The actress stepped into the straight role of Lotte in the BBC's acclaimed drama series The Six Wives of Henry VIII (starring Keith Michell, 1970) and appeared on and off in Coronation Street for more than 10 years (1965-76) as Nellie Harvey, landlady of the Laughing Donkey, a performance of comic subtlety as the character jostled for supremacy on the pub trade's social circuit with the Rovers Return's Annie Walker.

But Sugden was most recognisable in television sitcoms. She took the role of Flavia in Up Pompeii! (1969-70), continued her penchant for snobs by playing Mrs Hutchinson (the actress Nerys Hughes's imperious mother) in The Liver Birds (1971-79), basing the character on a family friend, and acted mothers to Jack Smethurst in For the Love of Ada (1971), Robin Nedwell in Doctor in Charge (1972), John Alderton in My Wife Next Door (1972), Terry Scott in Son of the Bride (1973) and Brian Rix in Men of Affairs (1973-74).

In between series of Are You Being Served?, Sugden starred for the first time in her own sitcoms. In Home to Roost (1974-75) on radio, she and Deryck Guyler played Mr and Mrs Wheeler, coming to terms with living with each other all day long in retirement. Then, on television, Jeremy Lloyd and David Croft's Come Back Mrs Noah (1978) featured Sugden as a middle-aged housewife marooned in space. More successfully, she teamed up with Christopher Blake in That's My Boy (1981-86) to play Ida Willis, a down-to-earth housekeeper who discovers that her employer, a doctor, is the son she gave away for adoption.

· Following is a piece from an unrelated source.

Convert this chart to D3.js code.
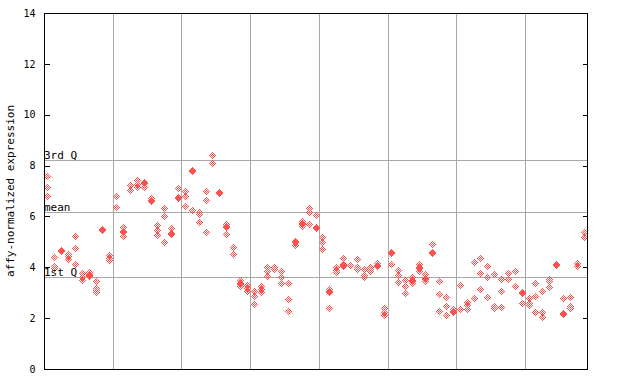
<!DOCTYPE html>
<html>
<head>
<meta charset="utf-8">
<script src="https://cdn.jsdelivr.net/npm/d3@7"></script>
<style>
body{margin:0;background:#fff;}
svg{display:block;}
text{font-family:"DejaVu Sans Mono",monospace;fill:#000;}
</style>
</head>
<body>
<svg width="640" height="384"></svg>
<script>
// hatched replicate points per sample (79 samples)
var hatchPts=[
 [7.54,7.10,6.75],[4.35,4.00,3.92],[],[4.48,4.39,4.29],[5.18,4.72,4.09],
 [3.72,3.59,3.47],[3.76,3.61],[3.42,3.16,3.06,2.98],[],[4.44,4.34,4.23],
 [6.75,6.33],[5.53,5.19],[7.20,7.00],[7.41,7.24,7.10],[7.12],
 [6.68,6.59,6.55],[5.62,5.43,5.24],[6.29,5.98,4.94],[5.51],[7.08],
 [6.95,6.75,6.39],[6.20],[6.13,6.06,5.73],[6.95,6.59,5.34],[8.36,8.05],
 [],[5.66,5.27],[4.75,4.47],[3.46,3.24],[3.25,3.13,3.03],
 [3.04,2.83,2.50],[3.21,3.09,2.98],[3.96,3.83,3.61],[3.97,3.88],[3.81,3.57,3.33],
 [3.33,2.70,2.23],[4.82],[5.78,5.60],[6.29,6.12,5.65],[6.02],
 [5.14,4.97,4.67],[3.11,2.35],[3.96,3.87,3.78],[4.33,4.01],[4.04],
 [4.27,3.98,3.91],[3.91,3.64,3.57],[3.96,3.88,3.80],[4.14],[2.36,2.21,2.10],
 [4.09],[3.85,3.65,3.37],[3.46,3.24,2.95],[3.57,3.33],[4.09,3.83],
 [3.70,3.41],[4.88],[3.41,2.90,2.23],[2.78,2.43,2.07],[2.33],
 [3.25,2.33],[2.60,2.47,2.33],[4.16,2.74],[4.31,3.72,3.09],[4.00,3.57,2.78],
 [3.70,2.43,2.35],[3.51,3.01,2.39],[3.72,3.51],[3.83,3.21],[2.54],
 [2.74,2.57,2.49],[3.33,2.84,2.19],[3.03,2.19,2.02],[3.51,3.43,3.17],[],
 [2.74],[2.78,2.42,2.34],[4.12,4.02],[5.34,5.16]
];
// solid points (null = none)
var solidPts=[
 null,null,4.64,null,null,null,3.70,null,5.48,null,
 null,5.39,null,null,7.30,null,null,null,5.32,6.74,
 null,7.80,null,null,null,6.92,5.60,null,3.35,null,
 null,null,null,null,null,null,5.00,5.69,null,5.56,
 null,3.04,null,4.09,null,null,null,null,4.04,null,
 4.57,null,null,3.46,3.96,3.54,4.57,null,null,2.23,
 null,null,null,null,null,null,null,null,null,3.00,
 null,null,null,null,4.08,2.15,null,null,null
];
var groupBreaks=[10,20,30,40,50,60,70];
var yTicks=[0,2,4,6,8,10,12,14];
var qLines=[{label:"3rd Q",v:8.21},{label:"mean",v:6.19},{label:"1st Q",v:3.61}];

var svg=d3.select("svg");
var x0=44,x1=587,y0=369,y1=13;
var red="#ff5050";

var x=d3.scaleLinear().domain([-0.5,hatchPts.length-0.5]).range([x0,x1]);
var y=d3.scaleLinear().domain([0,14]).range([y0,y1]);

var defs=svg.append("defs");
var pat=defs.append("pattern").attr("id","hatch").attr("patternUnits","userSpaceOnUse")
 .attr("width",2).attr("height",2);
pat.append("rect").attr("x",0).attr("y",0).attr("width",1).attr("height",1).attr("fill",red);
pat.append("rect").attr("x",1).attr("y",1).attr("width",1).attr("height",1).attr("fill",red);

var g=svg.append("g").attr("shape-rendering","crispEdges");

// vertical group lines
g.selectAll(".vg").data(groupBreaks).enter().append("line")
 .attr("x1",d=>Math.round(x(d-0.5))+0.5).attr("x2",d=>Math.round(x(d-0.5))+0.5)
 .attr("y1",y1).attr("y2",y0).attr("stroke","#a8a8a8");

// quartile / mean lines
g.selectAll(".hq").data(qLines).enter().append("line")
 .attr("x1",x0).attr("x2",x1)
 .attr("y1",d=>Math.round(y(d.v))+0.5).attr("y2",d=>Math.round(y(d.v))+0.5)
 .attr("stroke","#a8a8a8");
svg.selectAll(".ql").data(qLines).enter().append("text")
 .attr("x",x0).attr("y",d=>Math.round(y(d.v))-1)
 .attr("font-size","11px").text(d=>d.label);

// points
var diamond="M0,-4L4,0L0,4L-4,0Z";
var hp=[];
hatchPts.forEach(function(arr,i){arr.forEach(function(v){hp.push([i,v]);});});
g.selectAll(".hp").data(hp).enter().append("path")
 .attr("d",diamond)
 .attr("transform",d=>"translate("+Math.round(x(d[0]))+","+Math.round(y(d[1]))+")")
 .attr("fill","url(#hatch)");
var sp=[];
solidPts.forEach(function(v,i){if(v!=null)sp.push([i,v]);});
g.selectAll(".sp").data(sp).enter().append("path")
 .attr("d",diamond)
 .attr("transform",d=>"translate("+Math.round(x(d[0]))+","+Math.round(y(d[1]))+")")
 .attr("fill",red);

// axes
var yl=d3.axisLeft(y).tickValues(yTicks).tickSize(-5).tickPadding(9).tickFormat(d3.format("d"));
var ya=svg.append("g").attr("transform","translate("+(x0+0.5)+",0)").call(yl);
ya.select(".domain").remove();
ya.selectAll("line").attr("stroke","#000").attr("shape-rendering","crispEdges");
ya.selectAll("text").attr("font-family","DejaVu Sans Mono").attr("font-size","10px").attr("fill","#000");

var yr=d3.axisRight(y).tickValues(yTicks).tickSize(-5).tickFormat("");
var yra=svg.append("g").attr("transform","translate("+(x1+0.5)+",0)").call(yr);
yra.select(".domain").remove();
yra.selectAll("line").attr("stroke","#000").attr("shape-rendering","crispEdges");

// frame
svg.append("rect").attr("x",x0+0.5).attr("y",y1+0.5).attr("width",x1-x0).attr("height",y0-y1)
 .attr("fill","none").attr("stroke","#000").attr("shape-rendering","crispEdges");

svg.append("text").attr("transform","translate(14,"+((y0+y1)/2)+") rotate(-90)")
 .attr("text-anchor","middle").attr("font-size","11px").text("affy-normalized expression");
</script>
</body>
</html>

The sitcom's writers, Pam Valentine and Michael Ashton, subsequently wrote My Husband and I (1987-88), in which Sugden and her real-life actor husband, William Moore, played Nora and George Powers. As the head of personnel at Ashvale Advertising, Nora found the unemployed George a lowly positon with the company but was constantly embarrassed by his attitude.

Sugden subsequently revived two of her comedy characters – Mrs Slocombe in two series of Grace and Favour (1992-93), Lloyd and Croft's sitcom featuring staff from the closed-down Grace Brothers running a country hotel, and Mrs Hutchinson in a new series of The Liver Birds (1996).

Anthony Hayward

Mary Isobel Sugden (Mollie Sugden), actress: born Keighley, West Yorkshire 21 July 1922; married William Moore (died 2000; two sons); died Guildford, Surrey 1 July 2009.